Available data
——————————
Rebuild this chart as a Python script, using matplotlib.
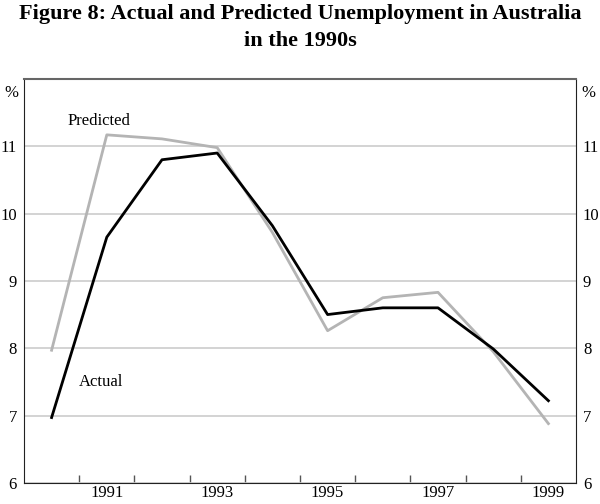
import matplotlib.pyplot as plt

years = [1990, 1991, 1992, 1993, 1994, 1995, 1996, 1997, 1998, 1999]
actual = [6.97, 9.65, 10.80, 10.90, 9.82, 8.50, 8.60, 8.60, 7.99, 7.22]
predicted = [7.97, 11.17, 11.11, 10.98, 9.72, 8.26, 8.75, 8.83, 7.95, 6.88]
label_years = [1991, 1993, 1995, 1997, 1999]
y_ticks = [6, 7, 8, 9, 10, 11]

plt.rcParams['font.family'] = ['Liberation Serif', 'DejaVu Serif']

fig = plt.figure(figsize=(6, 5.04), dpi=100)
ax = fig.add_axes([0.04, 0.042, 0.92, 0.8013])

ax.plot(years, predicted, color='#b4b4b4', lw=2)
ax.plot(years, actual, color='black', lw=2)

ax.set_xlim(1989.5, 1999.5)
ax.set_ylim(6, 12)

# year boundaries as small inward ticks, labels centred on the year
ax.set_xticks([y + 0.5 for y in years[:-1]], minor=True)
ax.set_xticks(label_years)
ax.set_xticklabels([str(y) for y in label_years])
ax.tick_params(axis='x', which='minor', direction='in', length=6, width=1, color='#555555')
ax.tick_params(axis='x', which='major', length=0, pad=1.5, labelsize=12)

ax.set_yticks(y_ticks)
ax.tick_params(axis='y', which='both', length=0, labelsize=12, pad=5,
               labelleft=True, labelright=True)
ax.yaxis.grid(True, color='#cccccc', lw=1.2)
ax.set_axisbelow(True)

for side in ['left', 'right', 'bottom']:
    ax.spines[side].set_color('#222222')
ax.spines['top'].set_color('#666666')
ax.spines['top'].set_linewidth(1.5)

ax.text(-0.01, 0.985, '%', transform=ax.transAxes, ha='right', va='top', fontsize=12)
ax.text(1.01, 0.985, '%', transform=ax.transAxes, ha='left', va='top', fontsize=12)

ax.text(1990.85, 11.25, 'Predicted', fontsize=12, ha='center', va='bottom')
ax.text(1990.9, 7.5, 'Actual', fontsize=12, ha='center', va='center')

fig.suptitle('Figure 8: Actual and Predicted Unemployment in Australia\nin the 1990s',
             fontsize=16, fontweight='bold', y=0.992, linespacing=1.45)

fig.savefig('out.png', dpi=100)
——————————
Goal
Give all the lines above again, character for character, without pictures.

Exercise response
Rebuild this chart as a Python script, using matplotlib.
import matplotlib.pyplot as plt

years = [1990, 1991, 1992, 1993, 1994, 1995, 1996, 1997, 1998, 1999]
actual = [6.97, 9.65, 10.80, 10.90, 9.82, 8.50, 8.60, 8.60, 7.99, 7.22]
predicted = [7.97, 11.17, 11.11, 10.98, 9.72, 8.26, 8.75, 8.83, 7.95, 6.88]
label_years = [1991, 1993, 1995, 1997, 1999]
y_ticks = [6, 7, 8, 9, 10, 11]

plt.rcParams['font.family'] = ['Liberation Serif', 'DejaVu Serif']

fig = plt.figure(figsize=(6, 5.04), dpi=100)
ax = fig.add_axes([0.04, 0.042, 0.92, 0.8013])

ax.plot(years, predicted, color='#b4b4b4', lw=2)
ax.plot(years, actual, color='black', lw=2)

ax.set_xlim(1989.5, 1999.5)
ax.set_ylim(6, 12)

# year boundaries as small inward ticks, labels centred on the year
ax.set_xticks([y + 0.5 for y in years[:-1]], minor=True)
ax.set_xticks(label_years)
ax.set_xticklabels([str(y) for y in label_years])
ax.tick_params(axis='x', which='minor', direction='in', length=6, width=1, color='#555555')
ax.tick_params(axis='x', which='major', length=0, pad=1.5, labelsize=12)

ax.set_yticks(y_ticks)
ax.tick_params(axis='y', which='both', length=0, labelsize=12, pad=5,
               labelleft=True, labelright=True)
ax.yaxis.grid(True, color='#cccccc', lw=1.2)
ax.set_axisbelow(True)

for side in ['left', 'right', 'bottom']:
    ax.spines[side].set_color('#222222')
ax.spines['top'].set_color('#666666')
ax.spines['top'].set_linewidth(1.5)

ax.text(-0.01, 0.985, '%', transform=ax.transAxes, ha='right', va='top', fontsize=12)
ax.text(1.01, 0.985, '%', transform=ax.transAxes, ha='left', va='top', fontsize=12)

ax.text(1990.85, 11.25, 'Predicted', fontsize=12, ha='center', va='bottom')
ax.text(1990.9, 7.5, 'Actual', fontsize=12, ha='center', va='center')

fig.suptitle('Figure 8: Actual and Predicted Unemployment in Australia\nin the 1990s',
             fontsize=16, fontweight='bold', y=0.992, linespacing=1.45)

fig.savefig('out.png', dpi=100)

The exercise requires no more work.